Israeli officials said they would consider the attack an act of terror unless it was proven otherwise. But on Friday, White House press secretary Ari Fleischer said, "There is no evidence, no indication at this time that this is terrorists."
FBI special agent Richard Garcia said it still wasn't known if Hadayet harbored anti-Israel feelings.
"Besides terrorism and such, we are also looking into the possibility of a hate crime. We're also looking into the possibility of the person being despondent," Garcia said.
Abdul Zahav, a man who said he worked for Hadayet until he was fired two years ago, said Hadayet once told him he hated all Israelis.
"He kept all his anger inside him. So he can't hold it anymore, he can't hold it anymore," Zahav said.
Others painted a far different picture of Hadayet.
"He was never hateful or belligerent," said Dan Danilewicz, whose 17-year-old son was a friend of the Hadayet family. "I can't see him carrying a knife or gun into the airport. Nothing anti-American or anti-Semitic ever came out of their mouths."
Hadayet's wife and sons, Adam, 8, and Omar, 14, had left California for Egypt about a week before the shootings.

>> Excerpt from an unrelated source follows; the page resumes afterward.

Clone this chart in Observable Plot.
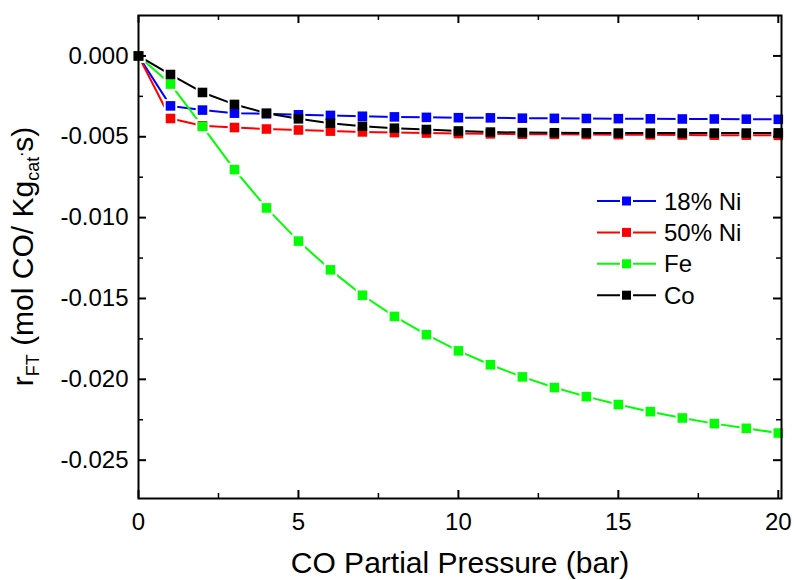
<!DOCTYPE html>
<html>
<head>
<meta charset="utf-8">
<script src="https://cdn.jsdelivr.net/npm/d3@7"></script>
<script src="https://cdn.jsdelivr.net/npm/@observablehq/plot@0.6"></script>
<style>
  html, body { margin: 0; padding: 0; background: #fff; }
  #chart { width: 794px; height: 580px; }
</style>
</head>
<body>
<div id="chart"></div>
<script>
// ---- data ----
const pressure = [0,1,2,3,4,5,6,7,8,9,10,11,12,13,14,15,16,17,18,19,20];
const seriesNames = ["18% Ni", "50% Ni", "Fe", "Co"];
const seriesColors = ["#0000ff", "#ff0000", "#00ff00", "#000000"];
const ni18 = [0, -0.00309, -0.00335, -0.00354, -0.00358, -0.00364, -0.00368, -0.00373, -0.00377, -0.0038, -0.00382, -0.00383, -0.00385, -0.00386, -0.00387, -0.00388, -0.00389, -0.0039, -0.0039, -0.00391, -0.00392];
const ni50 = [0, -0.00387, -0.00432, -0.00443, -0.00452, -0.00458, -0.00465, -0.0047, -0.00474, -0.00477, -0.0048, -0.00482, -0.00484, -0.00485, -0.00486, -0.00487, -0.00488, -0.00489, -0.0049, -0.0049, -0.00491];
const fe   = [0, -0.00174, -0.00436, -0.00703, -0.0094, -0.01145, -0.01323, -0.0148, -0.01611, -0.01724, -0.01824, -0.0191, -0.01985, -0.02051, -0.02107, -0.02156, -0.022, -0.02239, -0.02274, -0.02303, -0.02332];
const co   = [0, -0.00115, -0.00226, -0.003, -0.00354, -0.00389, -0.00416, -0.00435, -0.00447, -0.00455, -0.00464, -0.00471, -0.00474, -0.00475, -0.00476, -0.00477, -0.00477, -0.00477, -0.00477, -0.00477, -0.00476];
const seriesValues = [ni18, ni50, fe, co];
const xMajor = [0, 5, 10, 15, 20];
const xMinor = [2.5, 7.5, 12.5, 17.5];
const yMajor = [0, -0.005, -0.010, -0.015, -0.020, -0.025];
const yMinor = [-0.0025, -0.0075, -0.0125, -0.0175, -0.0225];
const xTitle = "CO Partial Pressure (bar)";

// ---- table ----
const rows = [];
seriesNames.forEach((name, i) => {
  pressure.forEach((p, j) => rows.push({series: name, color: seriesColors[i], x: p, y: seriesValues[i][j]}));
});

const W = 794, H = 580;
const mL = 138, mR = 13, mT = 15, mB = 82;
const pw = W - mL - mR, ph = H - mT - mB;
const majorLen = 8, minorLen = 5;

const lineMarks = seriesNames.map((name, i) =>
  Plot.line(rows.filter(d => d.series === name), {x: "x", y: "y", stroke: seriesColors[i], strokeWidth: 2}));
const haloMarks = seriesNames.map((name, i) =>
  Plot.dot(rows.filter(d => d.series === name), {x: "x", y: "y", symbol: "square", r: 7.6, fill: "white", stroke: "none"}));
const dotMarks = seriesNames.map((name, i) =>
  Plot.dot(rows.filter(d => d.series === name), {x: "x", y: "y", symbol: "square", r: 5.4, fill: seriesColors[i], stroke: "none"}));

const chart = Plot.plot({
  width: W, height: H,
  marginLeft: mL, marginRight: mR, marginTop: mT, marginBottom: mB,
  style: {fontFamily: "'Liberation Sans', Arial, sans-serif", fontSize: "24px", color: "black", background: "white"},
  x: {domain: [0, 20.1], ticks: xMajor, tickSize: 0, tickPadding: 14, tickFormat: d => String(d), label: null},
  y: {domain: [-0.02737, 0.0025], ticks: yMajor, tickSize: 0, tickPadding: 10, tickFormat: d => (Math.abs(d) < 1e-12 ? 0 : d).toFixed(3), label: null},
  marks: [
    ...lineMarks,
    ...haloMarks,
    ...dotMarks,
    // inward ticks on all four sides
    Plot.tickX(xMajor, {x: d => d, insetTop: ph - majorLen, stroke: "black", strokeWidth: 2}),
    Plot.tickX(xMajor, {x: d => d, insetBottom: ph - majorLen, stroke: "black", strokeWidth: 2}),
    Plot.tickX(xMinor, {x: d => d, insetTop: ph - minorLen, stroke: "black", strokeWidth: 1.5}),
    Plot.tickX(xMinor, {x: d => d, insetBottom: ph - minorLen, stroke: "black", strokeWidth: 1.5}),
    Plot.tickY(yMajor, {y: d => d, insetRight: pw - majorLen, stroke: "black", strokeWidth: 2}),
    Plot.tickY(yMajor, {y: d => d, insetLeft: pw - majorLen, stroke: "black", strokeWidth: 2}),
    Plot.tickY(yMinor, {y: d => d, insetRight: pw - minorLen, stroke: "black", strokeWidth: 1.5}),
    Plot.tickY(yMinor, {y: d => d, insetLeft: pw - minorLen, stroke: "black", strokeWidth: 1.5}),
    Plot.frame({stroke: "black", strokeWidth: 2}),
    Plot.text([xTitle], {frameAnchor: "bottom", dy: 65, lineAnchor: "middle", fontSize: 30, fill: "black"})
  ]
});
document.getElementById("chart").appendChild(chart);

// ---- y-axis title with sub/superscripts ----
const svg = d3.select(chart);
const yt = svg.append("text")
  .attr("transform", `translate(33, ${mT + ph / 2}) rotate(-90)`)
  .attr("text-anchor", "middle")
  .attr("font-size", 30)
  .attr("fill", "black");
yt.append("tspan").text("r");
yt.append("tspan").attr("font-size", 18).attr("dy", 6).text("FT");
yt.append("tspan").attr("dy", -6).text(" (mol CO/ Kg");
yt.append("tspan").attr("font-size", 18).attr("dy", 6).text("cat");
yt.append("tspan").attr("font-size", 18).attr("dy", -16).text(".");
yt.append("tspan").attr("dy", 10).text("s)");

// ---- legend (key) ----
const lg = svg.append("g").attr("text-anchor", "start");
const legendX0 = 597, legendX1 = 656, legendM = 626.5, legendT = 664;
const legendY0 = 201, legendStep = 31.4;
seriesNames.forEach((name, i) => {
  const yy = legendY0 + i * legendStep;
  lg.append("line").attr("x1", legendX0).attr("x2", legendX1).attr("y1", yy).attr("y2", yy)
    .attr("stroke", seriesColors[i]).attr("stroke-width", 2);
  lg.append("rect").attr("x", legendM - 6.5).attr("y", yy - 6.5).attr("width", 13).attr("height", 13).attr("fill", "white");
  lg.append("rect").attr("x", legendM - 4.5).attr("y", yy - 4.5).attr("width", 9).attr("height", 9).attr("fill", seriesColors[i]);
  lg.append("text").attr("x", legendT).attr("y", yy).attr("dy", "0.36em").attr("font-size", 24)
    .attr("text-anchor", "start").attr("fill", "black").text(name);
});
</script>
</body>
</html>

Relatives said Hadayet was a Cairo-born accountant who ran a limousine company out of his apartment. Mahfouz said Hadayet studied commerce at Ain Shams University in Cairo and worked as an accountant in a bank before leaving for the U.S. in 1992.
"He is a very, very tender person and close to his family," Mahfouz said.
Irvine police Lt. Dave Freedland said Hadayet had three contacts with the department since 1996 - all of them "unremarkable."
Neighbors said Hadayet was quiet, but once became angry when an upstairs neighbor hung large American and Marine Corps flags from a balcony above his front door after the Sept. 11 attacks.
"He complained about it to the apartment manager. He thought it was being thrown in his face," neighbor Steve Thompson said.
There was no record of such a complaint, said Rich Elbaum, a spokesman for The Irvine Co., which owns the complex where Hadayet lived.
The flags were there the day of the shooting. A bumper sticker on Hadayet's front door that read "Read the Koran" was removed by authorities.
The FBI searched the apartment Thursday night, impounding a Toyota Camry, a computer, books, binders and other material.
Los Angeles officials, meanwhile, sought to assure the public that the city was safe.
"We have no information of any credible threats anywhere in the city of Los Angeles," Mayor James Hahn told reporters outside police headquarters.
In Cairo, Egypt's foreign minister expressed surprise on Saturday at the furor over the attack, saying the motives were still unclear and similar incidents occurred frequently.
Egypt's official Middle East News Agency (MENA) said Egyptian Foreign Minister Ahmed Maher told reporters in Cairo that such incidents occur repeatedly in the U.S. and other countries and said he was surprised by the exaggeration of this event in particular.
Egypt's semi-official al-Ahram daily said on Saturday that local security authorities had no evidence that Hadayet had any links to extremist activities when he lived in Egypt.
The issue is particularly sensitive in Egypt, which fought a bloody battle against Islamic militants at home last decade and whose reputation has suffered from revelations that many of the suspected culprits behind the September 11, 2001 suicide hijack attacks on New York and Washington were Egyptian.
Among the most notorious are Ayman al-Zawhari, a top aide of al Qaeda leader Osama bin Laden, and Mohammed Atta, who flew one of the planes that smashed into the World Trade Center.